Clamp force = total projected area × estimated cavity pressure
Use cavity pressure, not a controller reading
Machine hydraulic or nozzle pressure is not automatically the pressure acting across the cavity projection. Flow restriction, material viscosity, gate geometry, fill rate, venting, and packing conditions change the result. Use measured cavity pressure where available; otherwise label the input as an estimate and add an explicit margin.
A practical validation sequence
- Obtain CAD projection for the complete shot, including cold-runner projection.
- Document the pressure basis, material, melt/mold temperatures, and fill/pack profile.
- Check the calculated requirement against the machine’s rated clamp force and platen/tie-bar limits.
- During trials, watch for flash, parting-line separation, and process changes; validate with cavity-pressure data where appropriate.

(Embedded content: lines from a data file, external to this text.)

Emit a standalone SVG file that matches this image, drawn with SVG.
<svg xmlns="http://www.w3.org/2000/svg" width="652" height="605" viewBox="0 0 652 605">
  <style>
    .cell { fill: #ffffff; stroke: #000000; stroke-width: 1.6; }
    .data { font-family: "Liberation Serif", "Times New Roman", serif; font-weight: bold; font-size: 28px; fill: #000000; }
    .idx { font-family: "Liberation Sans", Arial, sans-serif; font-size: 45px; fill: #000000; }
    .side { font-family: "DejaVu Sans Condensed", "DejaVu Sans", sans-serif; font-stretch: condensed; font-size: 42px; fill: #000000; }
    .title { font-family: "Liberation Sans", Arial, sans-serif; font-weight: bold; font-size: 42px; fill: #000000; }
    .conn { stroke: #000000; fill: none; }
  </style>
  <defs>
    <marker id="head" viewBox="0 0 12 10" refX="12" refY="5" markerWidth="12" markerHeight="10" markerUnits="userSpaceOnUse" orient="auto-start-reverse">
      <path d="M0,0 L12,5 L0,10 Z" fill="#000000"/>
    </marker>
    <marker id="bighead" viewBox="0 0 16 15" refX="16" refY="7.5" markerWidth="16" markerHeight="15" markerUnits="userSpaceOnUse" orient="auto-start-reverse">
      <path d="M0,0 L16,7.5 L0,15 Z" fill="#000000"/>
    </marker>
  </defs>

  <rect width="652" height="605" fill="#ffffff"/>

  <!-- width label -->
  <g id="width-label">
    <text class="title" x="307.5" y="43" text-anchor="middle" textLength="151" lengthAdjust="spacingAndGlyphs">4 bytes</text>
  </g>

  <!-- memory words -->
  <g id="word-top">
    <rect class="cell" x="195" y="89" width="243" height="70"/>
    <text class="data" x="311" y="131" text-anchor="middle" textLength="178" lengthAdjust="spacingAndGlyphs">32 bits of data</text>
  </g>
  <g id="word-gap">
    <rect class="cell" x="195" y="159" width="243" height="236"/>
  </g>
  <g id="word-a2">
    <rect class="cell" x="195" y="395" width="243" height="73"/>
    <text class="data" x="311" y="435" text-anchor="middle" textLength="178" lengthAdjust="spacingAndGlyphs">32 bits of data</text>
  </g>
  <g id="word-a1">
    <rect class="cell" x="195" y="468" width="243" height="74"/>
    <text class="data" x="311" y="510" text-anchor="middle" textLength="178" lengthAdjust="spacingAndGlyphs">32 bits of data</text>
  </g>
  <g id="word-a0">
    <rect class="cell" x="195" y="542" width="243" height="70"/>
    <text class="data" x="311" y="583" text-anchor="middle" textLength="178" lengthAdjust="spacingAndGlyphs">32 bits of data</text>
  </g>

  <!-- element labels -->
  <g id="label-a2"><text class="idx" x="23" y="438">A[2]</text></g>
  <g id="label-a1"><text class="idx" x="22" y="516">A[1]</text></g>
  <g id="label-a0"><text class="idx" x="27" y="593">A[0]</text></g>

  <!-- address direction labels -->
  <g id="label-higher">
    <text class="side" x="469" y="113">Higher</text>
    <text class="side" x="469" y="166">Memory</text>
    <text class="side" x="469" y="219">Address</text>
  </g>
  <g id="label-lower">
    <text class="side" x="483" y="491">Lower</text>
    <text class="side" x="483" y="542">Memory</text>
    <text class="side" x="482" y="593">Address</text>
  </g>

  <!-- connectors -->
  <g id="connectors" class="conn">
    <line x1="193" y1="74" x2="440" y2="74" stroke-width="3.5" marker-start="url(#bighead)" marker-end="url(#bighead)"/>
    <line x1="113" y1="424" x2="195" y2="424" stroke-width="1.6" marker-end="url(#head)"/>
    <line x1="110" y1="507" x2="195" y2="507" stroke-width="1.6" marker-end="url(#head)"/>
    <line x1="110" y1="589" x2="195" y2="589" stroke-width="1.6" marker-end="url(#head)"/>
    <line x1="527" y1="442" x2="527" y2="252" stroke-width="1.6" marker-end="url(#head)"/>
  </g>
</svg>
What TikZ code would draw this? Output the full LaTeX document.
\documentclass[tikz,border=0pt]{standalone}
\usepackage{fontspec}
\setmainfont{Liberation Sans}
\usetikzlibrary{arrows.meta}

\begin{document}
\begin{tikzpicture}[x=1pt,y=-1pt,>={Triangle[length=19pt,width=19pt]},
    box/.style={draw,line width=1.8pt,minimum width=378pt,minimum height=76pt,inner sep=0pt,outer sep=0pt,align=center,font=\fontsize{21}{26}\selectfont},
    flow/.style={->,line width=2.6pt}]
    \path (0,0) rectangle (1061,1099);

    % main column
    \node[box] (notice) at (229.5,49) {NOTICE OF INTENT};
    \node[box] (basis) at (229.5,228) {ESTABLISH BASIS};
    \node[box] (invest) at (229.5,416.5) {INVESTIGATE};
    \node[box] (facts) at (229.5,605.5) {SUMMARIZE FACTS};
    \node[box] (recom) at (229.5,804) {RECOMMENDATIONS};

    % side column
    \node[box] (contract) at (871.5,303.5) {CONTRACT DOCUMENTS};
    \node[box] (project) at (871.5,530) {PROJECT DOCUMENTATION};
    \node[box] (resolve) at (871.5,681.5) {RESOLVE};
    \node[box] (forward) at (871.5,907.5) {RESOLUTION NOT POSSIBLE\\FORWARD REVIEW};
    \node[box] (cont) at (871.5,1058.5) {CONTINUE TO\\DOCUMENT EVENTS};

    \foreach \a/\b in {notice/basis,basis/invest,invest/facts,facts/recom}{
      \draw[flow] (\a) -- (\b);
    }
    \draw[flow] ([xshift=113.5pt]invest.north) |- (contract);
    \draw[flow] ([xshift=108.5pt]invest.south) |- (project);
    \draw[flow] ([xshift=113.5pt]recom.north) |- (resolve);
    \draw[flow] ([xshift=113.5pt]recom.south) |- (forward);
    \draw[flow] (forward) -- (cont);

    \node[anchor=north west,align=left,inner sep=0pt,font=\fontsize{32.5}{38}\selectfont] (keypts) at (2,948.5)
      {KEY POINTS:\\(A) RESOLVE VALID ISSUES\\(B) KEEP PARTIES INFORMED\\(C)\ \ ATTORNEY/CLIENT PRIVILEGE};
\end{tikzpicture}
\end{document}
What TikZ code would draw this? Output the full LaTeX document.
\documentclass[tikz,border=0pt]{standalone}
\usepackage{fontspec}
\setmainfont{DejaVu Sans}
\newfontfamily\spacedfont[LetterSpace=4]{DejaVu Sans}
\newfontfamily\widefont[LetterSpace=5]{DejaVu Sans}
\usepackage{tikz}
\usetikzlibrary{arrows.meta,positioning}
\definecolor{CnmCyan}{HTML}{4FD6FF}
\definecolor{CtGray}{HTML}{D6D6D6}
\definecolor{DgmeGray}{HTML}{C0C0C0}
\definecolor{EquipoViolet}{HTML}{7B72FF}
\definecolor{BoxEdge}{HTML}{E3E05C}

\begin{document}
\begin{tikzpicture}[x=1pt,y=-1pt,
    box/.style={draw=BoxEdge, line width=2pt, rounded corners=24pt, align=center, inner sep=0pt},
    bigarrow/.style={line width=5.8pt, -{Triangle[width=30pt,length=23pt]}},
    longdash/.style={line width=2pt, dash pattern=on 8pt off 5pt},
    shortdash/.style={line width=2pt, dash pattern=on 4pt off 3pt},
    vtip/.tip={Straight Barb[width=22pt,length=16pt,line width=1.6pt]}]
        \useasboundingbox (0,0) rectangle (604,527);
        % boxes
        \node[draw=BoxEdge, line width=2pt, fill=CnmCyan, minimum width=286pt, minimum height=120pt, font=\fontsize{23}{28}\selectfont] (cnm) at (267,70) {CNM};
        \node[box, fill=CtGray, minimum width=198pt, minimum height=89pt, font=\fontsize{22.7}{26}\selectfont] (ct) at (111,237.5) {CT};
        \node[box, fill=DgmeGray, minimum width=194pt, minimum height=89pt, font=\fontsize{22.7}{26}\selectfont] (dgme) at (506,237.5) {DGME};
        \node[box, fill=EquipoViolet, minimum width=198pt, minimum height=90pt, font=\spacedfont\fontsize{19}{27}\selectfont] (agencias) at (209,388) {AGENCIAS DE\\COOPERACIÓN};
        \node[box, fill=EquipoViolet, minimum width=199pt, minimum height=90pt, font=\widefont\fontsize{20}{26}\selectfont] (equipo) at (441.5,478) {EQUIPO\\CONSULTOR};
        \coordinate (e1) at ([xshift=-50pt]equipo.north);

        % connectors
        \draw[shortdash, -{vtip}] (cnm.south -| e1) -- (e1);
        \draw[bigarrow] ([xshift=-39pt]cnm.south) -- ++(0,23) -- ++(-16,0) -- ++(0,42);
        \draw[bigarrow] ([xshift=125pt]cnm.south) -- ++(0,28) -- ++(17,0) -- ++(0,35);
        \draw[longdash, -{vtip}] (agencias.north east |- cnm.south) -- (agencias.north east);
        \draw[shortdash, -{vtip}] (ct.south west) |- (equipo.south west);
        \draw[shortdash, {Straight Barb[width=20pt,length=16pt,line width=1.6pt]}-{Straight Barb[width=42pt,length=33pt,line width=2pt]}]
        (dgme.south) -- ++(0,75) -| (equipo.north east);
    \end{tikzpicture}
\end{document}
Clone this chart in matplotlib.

Why a simple rule of thumb is not enough
Rule-of-thumb tons per area can be useful for early quoting, but it cannot account for a thin flow path, a high-viscosity grade, a cosmetic fill requirement, or a changed runner layout. Treat it as a screening value and retain engineering margin.
FAQ
Should I enter machine injection pressure?
No. Use a justified cavity-pressure estimate or measured cavity pressure; controller pressure is not automatically pressure at the parting plane.
What should be included in projected area?
Every cavity and the runner projection on the parting plane. Use CAD projection for complex geometry.